How to keep your medical costs as low as possible

Doing everything you can to stay healthy, including eating well and exercising regularly, is key to reducing your risk of health issues. But you still need to take extra steps to prepare yourself for unexpected health conditions.

Original Medicare has a lot of gaps, so you may want to look into supplemental coverage to reduce your out-of-pocket costs in the event of a serious illness or injury. Some people do this by opting for a Medicare Advantage plan over Original Medicare. Unfortunately, the open enrollment period that enables you to choose a new Medicare plan for 2023 is closed. But you may still be able to do so if you’re signing up for Medicare for the first time or you qualify for a special enrollment period due to the loss of other insurance.

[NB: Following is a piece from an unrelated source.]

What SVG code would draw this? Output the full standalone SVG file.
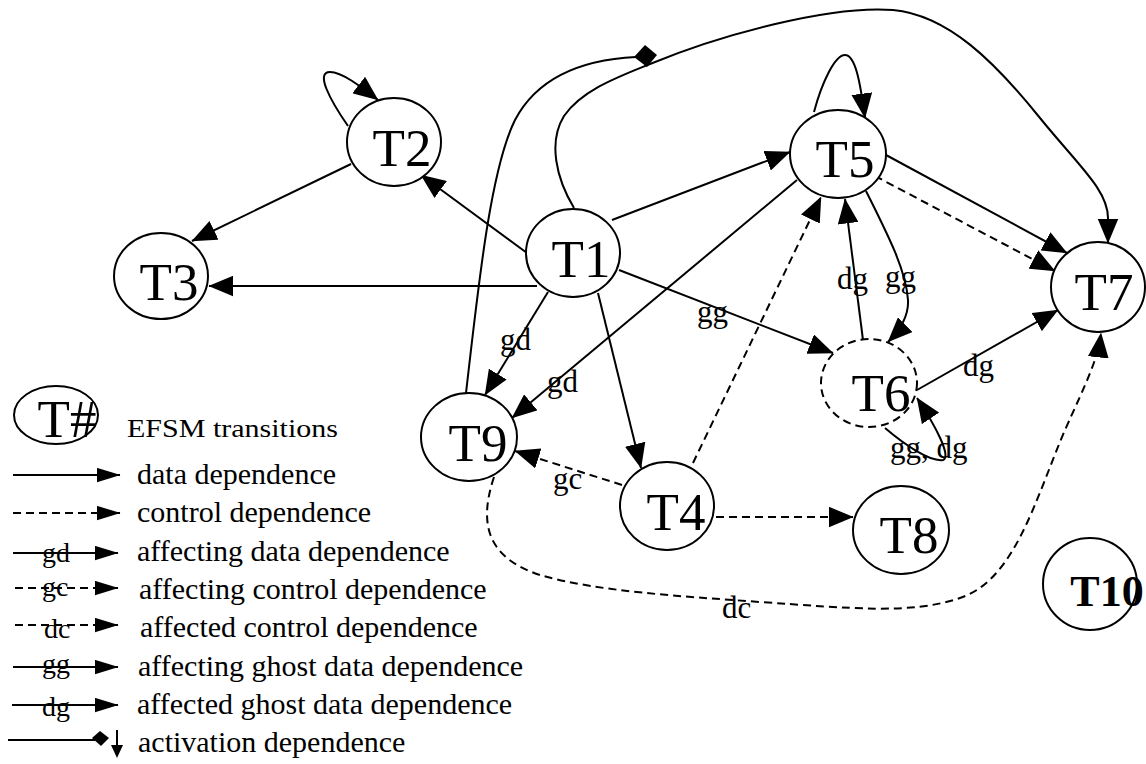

You could also look into a Medicare supplement plan. This is a separate insurance policy with its own premiums and deductibles that helps cover some of the things Original Medicare doesn’t. It might also be difficult to secure one of these outside of the annual open enrollment period. But it doesn’t hurt to inquire with a few insurance companies to see if it’s still an option.

Those who saved money in a health savings account (HSA) can rely upon these funds to help cover their healthcare expenses in retirement. Keep in mind that you can no longer contribute funds to an HSA once you sign up for Medicare. But you can continue to use the money you already have, and if you spend it on medical expenses, it’s tax free.

Everyone wants to be optimistic about their health in retirement, but being too optimistic can be dangerous financially. Review your retirement healthcare plans now and make sure you’re doing all you can to prepare yourself for the unexpected.